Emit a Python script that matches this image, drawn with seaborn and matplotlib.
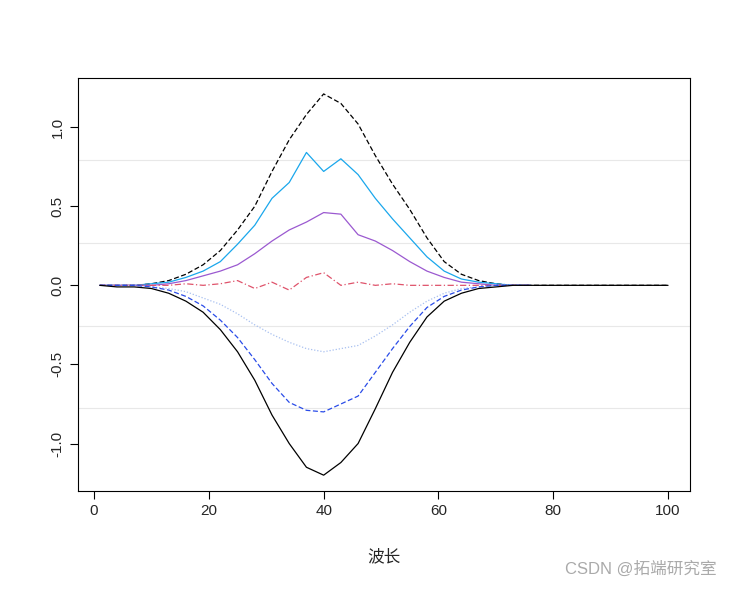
import numpy as np
import pandas as pd
import seaborn as sns
import matplotlib
matplotlib.use("Agg")
import matplotlib.pyplot as plt

sns.set_style("white")
plt.rcParams['font.family'] = ['Liberation Sans', 'Noto Sans CJK SC', 'DejaVu Sans']

wave = np.arange(1, 101, 3)          # 1, 4, ..., 100
wave_short = wave[:26]               # up to 76

upper_black = [0, 0, 0, 0.01, 0.03, 0.07, 0.13, 0.22, 0.35, 0.50, 0.72, 0.92, 1.08, 1.21, 1.15, 1.02, 0.82,
               0.64, 0.48, 0.30, 0.15, 0.07, 0.03, 0.01, 0, 0, 0, 0, 0, 0, 0, 0, 0, 0]
lower_black = [0, -0.01, -0.01, -0.02, -0.05, -0.10, -0.17, -0.28, -0.42, -0.60, -0.82, -1.00, -1.15, -1.20,
               -1.12, -1.00, -0.78, -0.55, -0.36, -0.20, -0.10, -0.05, -0.02, -0.01, 0, 0, 0, 0, 0, 0, 0, 0, 0, 0]
sky = [0, 0, 0, 0.01, 0.02, 0.05, 0.09, 0.15, 0.26, 0.38, 0.55, 0.65, 0.84, 0.72, 0.80, 0.70, 0.55, 0.42,
       0.30, 0.18, 0.09, 0.04, 0.02, 0.01, 0, 0]
purple = [0, 0, 0, 0, 0.01, 0.03, 0.06, 0.09, 0.13, 0.20, 0.28, 0.35, 0.40, 0.46, 0.45, 0.32, 0.28, 0.22,
          0.15, 0.09, 0.05, 0.02, 0.01, 0, 0, 0]
red = [0, 0, 0, 0, 0, 0.01, 0, 0.01, 0.03, -0.02, 0.02, -0.03, 0.05, 0.08, 0.0, 0.02, 0, 0.01,
       0, 0, 0, 0, 0, 0, 0, 0]
pale = [0, 0, 0, -0.01, -0.02, -0.04, -0.08, -0.12, -0.18, -0.25, -0.31, -0.36, -0.40, -0.42, -0.40, -0.38,
        -0.32, -0.25, -0.17, -0.10, -0.05, -0.02, -0.01, 0, 0, 0]
blue = [0, 0, 0, -0.01, -0.03, -0.07, -0.13, -0.22, -0.33, -0.47, -0.62, -0.74, -0.79, -0.80, -0.75, -0.70,
        -0.55, -0.40, -0.26, -0.14, -0.07, -0.03, -0.01, 0, 0, 0]

grid_y = [0.79, 0.266, -0.26, -0.778]

fig = plt.figure(figsize=(7.31, 5.89), dpi=100)
ax = fig.add_axes([0.1067, 0.1664, 0.837, 0.701])

for y in grid_y:
    ax.axhline(y, color='#e8e8e8', lw=0.8, zorder=0)

series = [
    (wave, upper_black, 'black', (0, (4, 2))),
    (wave_short, sky, '#1aa7ec', '-'),
    (wave_short, purple, '#9b59d0', '-'),
    (wave_short, red, '#df536b', (0, (5, 2, 1, 2))),
    (wave_short, pale, '#a8c0f0', (0, (1, 1.5))),
    (wave_short, blue, '#2a4ce8', (0, (4, 2))),
    (wave, lower_black, 'black', '-'),
]
for xs, ys, c, ls in series:
    sns.lineplot(x=xs, y=ys, color=c, linestyle=ls, lw=0.9, ax=ax)

ax.set_xlim(-2.8, 103.8)
ax.set_ylim(-1.30, 1.31)
ax.set_xticks([0, 20, 40, 60, 80, 100])
ax.set_yticks([-1.0, -0.5, 0.0, 0.5, 1.0])
ax.set_yticklabels(['-1.0', '-0.5', '0.0', '0.5', '1.0'], rotation=90, va='center')
ax.tick_params(axis='both', direction='out', length=6, width=0.8, labelsize=11, color='black',
               left=True, bottom=True)
for s in ax.spines.values():
    s.set_color('black')
    s.set_linewidth(0.8)
ax.set_xlabel('波长', fontsize=12, labelpad=22)

fig.text(0.98, 0.02, 'CSDN @拓端研究室', ha='right', va='bottom', fontsize=12, color='#aaaaaa')

fig.savefig('out.png', dpi=100)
····················
__Goal of the exercise__
Write out the lines from the start of the material to the line with "wave_short = wave[:26]", inclusive and exactly. Skip the pictures.

__Output for this exercise__
Emit a Python script that matches this image, drawn with seaborn and matplotlib.
import numpy as np
import pandas as pd
import seaborn as sns
import matplotlib
matplotlib.use("Agg")
import matplotlib.pyplot as plt

sns.set_style("white")
plt.rcParams['font.family'] = ['Liberation Sans', 'Noto Sans CJK SC', 'DejaVu Sans']

wave = np.arange(1, 101, 3)          # 1, 4, ..., 100
wave_short = wave[:26]               # up to 76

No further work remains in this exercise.